Anyway, knowing how I feel about libertarianism in general I’m sure you can appreciate the hearty laugh I got when I read about the Libertarian Party candidate for the US Senate for the great southern swamp we call Florida, a 32-year old lawyer (it figures) named Augustus Sol Invictus (that would be Majestic Unconquered Sun in plain old English, in case you were wondering), who admitted recently that a couple of years ago he killed a goat in some sort of pagan ritual and drank the poor creature’s blood as a way to “give thanks” to the “god of the wilderness.”

Now the bit about sacrificing a goat and drinking its blood is noteworthy enough but the thing that really got my attention was what Adrian Wyllie, the Libertarian Party chairperson for the state of Florida, said when he resigned in opposition to Mr. Invictus’s candidacy, which was that Mr. Invictus is a self-proclaimed fascist who promotes starting a “second civil war.”  Mr. Invictus denied it and claimed he is the victim of a smear campaign orchestrated by Mr. Wyllie, although he did admit white supremacists did indeed support his candidacy.  And when we say white supremacists we are of course referring to Neo-Nazis, Ku Klux Klan members, and people like that.  So there is some point of connection going on there somewhere.

Now assuming Mr. Wyllie is correct and Mr. Invictus does indeed consort with what passes for fascists in this country (not serious Old World political fascists by any stretch of the imagination; in a contemporary American context we’re talking about ignorant rednecks with guns who would like to victimize minorities if only the repressive American police state would get off their backs) one has to wonder what sort of mental gymnastics might lead one to combine liberty and fascism.  Talk about strange bed fellows.  I suppose you know the authentic old time fascists associated an excessive interest in one’s personal liberty with the sort of corrupt and effete scoundrel they imagined would prefer to live in a liberal democracy and they would have wasted no time at all pounding Mr.
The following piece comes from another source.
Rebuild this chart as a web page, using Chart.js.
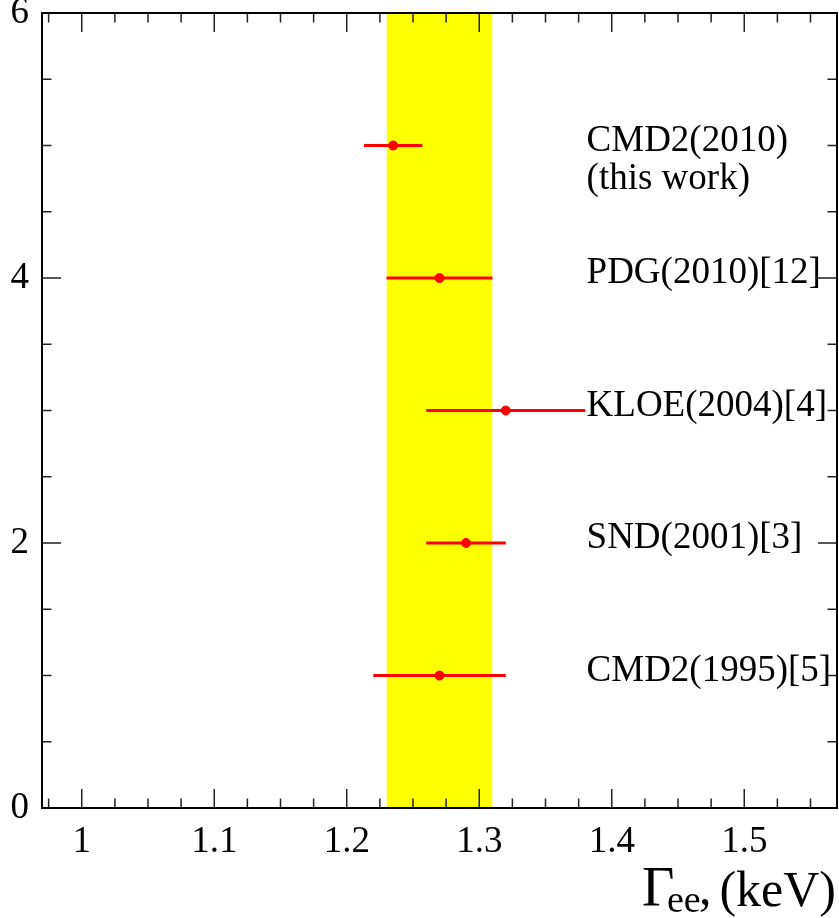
<!DOCTYPE html>
<html>
<head>
<meta charset="utf-8">
<title>Gamma ee comparison</title>
<script src="https://cdn.jsdelivr.net/npm/chart.js@4.4.0/dist/chart.umd.min.js"></script>
<style>
    body { margin: 0; background: #fff; }
    #wrap { width: 839px; height: 918px; }
</style>
</head>
<body>
<div id="wrap"><canvas id="myChart" width="839" height="918"></canvas></div>
<script>

// measurements, top to bottom
var names = [['CMD2(2010)', '(this work)'], ['PDG(2010)[12]'], ['KLOE(2004)[4]'], ['SND(2001)[3]'], ['CMD2(1995)[5]']];
var rows = [5, 4, 3, 2, 1];
var values = [1.235, 1.27, 1.32, 1.29, 1.27];
var errLow = [0.022, 0.04, 0.06, 0.03, 0.05];
var errHigh = [0.022, 0.04, 0.06, 0.03, 0.05];

// yellow band (average)
var band = [1.23, 1.31];

var xTicks = [1, 1.1, 1.2, 1.3, 1.4, 1.5];
var yTicks = [0, 2, 4, 6];

var serif = '"Liberation Serif", "DejaVu Serif", serif';
var labelX = 1.381;

var datasets = [];
datasets.push({
    type: 'scatter',
    data: values.map((v, i) => ({x: v, y: rows[i]})),
    backgroundColor: '#ff0000',
    borderColor: '#ff0000',
    pointRadius: 4.5,
    pointHoverRadius: 4.5,
    order: 1
});
for (let i = 0; i < values.length; i++) {
    datasets.push({
        type: 'line',
        data: [{x: values[i] - errLow[i], y: rows[i]}, {x: values[i] + errHigh[i], y: rows[i]}],
        borderColor: '#ff0000',
        borderWidth: 3,
        pointRadius: 0,
        fill: false,
        order: 2
    });
}
datasets.push({
    type: 'line',
    data: [{x: band[0], y: 6}, {x: band[1], y: 6}],
    borderWidth: 0,
    pointRadius: 0,
    fill: 'start',
    backgroundColor: '#ffff00',
    order: 3
});

// frame with inward ticks on all four sides, labels, axis title
var framePlugin = {
    id: 'frame',
    afterDatasetsDraw(chart) {
        const ctx = chart.ctx;
        const a = chart.chartArea;
        const xs = chart.scales.x, ys = chart.scales.y;
        ctx.save();
        ctx.strokeStyle = '#222';
        ctx.lineWidth = 1.5;
        ctx.beginPath();
        for (let k = 0; k <= 24; k++) {
            let v = 0.975 + k * 0.025;
            if (v > 1.57) break;
            let major = Math.abs(v * 10 - Math.round(v * 10)) < 1e-6;
            let len = major ? 19 : 9.5;
            let px = xs.getPixelForValue(v);
            ctx.moveTo(px, a.bottom); ctx.lineTo(px, a.bottom - len);
            ctx.moveTo(px, a.top); ctx.lineTo(px, a.top + len);
        }
        for (let k = 1; k < 12; k++) {
            let v = k * 0.5;
            let len = (v % 2 === 0) ? 19 : 9.5;
            let py = ys.getPixelForValue(v);
            ctx.moveTo(a.left, py); ctx.lineTo(a.left + len, py);
            ctx.moveTo(a.right, py); ctx.lineTo(a.right - len, py);
        }
        ctx.stroke();
        ctx.lineWidth = 2;
        ctx.strokeStyle = '#000';
        ctx.strokeRect(a.left, a.top, a.right - a.left, a.bottom - a.top);

        // experiment names
        ctx.fillStyle = '#000';
        ctx.font = '37px ' + serif;
        ctx.textAlign = 'left';
        ctx.textBaseline = 'alphabetic';
        let lx = xs.getPixelForValue(labelX);
        for (let i = 0; i < names.length; i++) {
            let py = ys.getPixelForValue(rows[i]) + 5;
            names[i].forEach((t, j) => ctx.fillText(t, lx, py + j * 38));
        }

        // axis title: Gamma_ee, (keV)  (ROOT-like placement)
        ctx.font = '56px ' + serif;
        ctx.fillText('\u0393', 642, 906);
        ctx.font = '38px ' + serif;
        ctx.fillText('ee', 667, 912);
        ctx.font = '50px ' + serif;
        ctx.fillText(',', 699, 904);
        ctx.textAlign = 'right';
        ctx.fillText('(keV)', 836, 906);
        ctx.restore();
    }
};

var config = {
    type: 'scatter',
    data: {datasets: datasets},
    options: {
        responsive: false,
        devicePixelRatio: 1,
        animation: false,
        layout: {autoPadding: false, padding: {top: 13, right: 2, left: 0, bottom: 0}},
        plugins: {legend: {display: false}, tooltip: {enabled: false}},
        scales: {
            x: {
                type: 'linear',
                min: 0.97,
                max: 1.57,
                grid: {display: false, drawTicks: false},
                border: {display: false},
                afterBuildTicks: s => { s.ticks = xTicks.map(v => ({value: v})); },
                afterFit: s => { s.height = 110; s.paddingLeft = 0; s.paddingRight = 0; },
                ticks: {
                    padding: 12,
                    color: '#000',
                    font: {family: serif, size: 37},
                    maxRotation: 0,
                    callback: v => String(Math.round(v * 10) / 10)
                }
            },
            y: {
                type: 'linear',
                min: 0,
                max: 6,
                grid: {display: false, drawTicks: false},
                border: {display: false},
                afterBuildTicks: s => { s.ticks = yTicks.map(v => ({value: v})); },
                afterFit: s => { s.width = 42; s.paddingTop = 0; s.paddingBottom = 0; },
                ticks: {
                    padding: 13,
                    color: '#000',
                    font: {family: serif, size: 37},
                    callback: v => String(v)
                }
            }
        }
    },
    plugins: [framePlugin]
};

var myChart = new Chart(document.getElementById('myChart').getContext('2d'), config);

</script>
</body>
</html>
Invictus to a bloody pulp for even mentioning it.  Ah but there’s the rub!  Like the institutions that make up the “free market” for an economic conservative, if one is a violent bigot and agrees with what one imagines a fascist state might want to do as far as minority relations are concerned then the whole repressive apparatus of the fascist state may well fade into the background leaving only the perception of one’s liberty to finally do what one would have liked to do in the first place.  You know what I mean.  “I’ve wanted to kill that awful minority kid for some time but I can’t because of all those oppressive laws against murder.  My precious personal liberty is being violated.  But under a fascist state I imagine I’ll be able to murder people right and left.  My liberty will be restored!  Oh glorious day.  I’m going to join the Union of Libertarian Fascists right away!”

Maybe I’m just imagining things.  I don’t really know that Mr. Invictus thinks highly of both fascism and libertarianism.  I was only going by what the former chairperson of the Libertarian Party for the state of Florida said and of course he might be making it all up.  Seems a little odd he would but then again pretty much everything having to do with libertarianism seems a little odd to me.  Maybe I’m thinking too much.  It’s not like libertarianism is some sort of serious political philosophy.  Just a bit of fun for people too stupid for the Stupid Party.  Heck, I can’t even make heads or tails of the massive conservative support for that guy with the funny hair and he’s the leading Republican candidate to be President of the US.  That’s mainstream Republicanism right there.  Why in the world would I imagine I could ever make sense of the crackpot libertarian wing of the conservative movement?  Probably best to just have a good laugh and move on to something a little more sensible.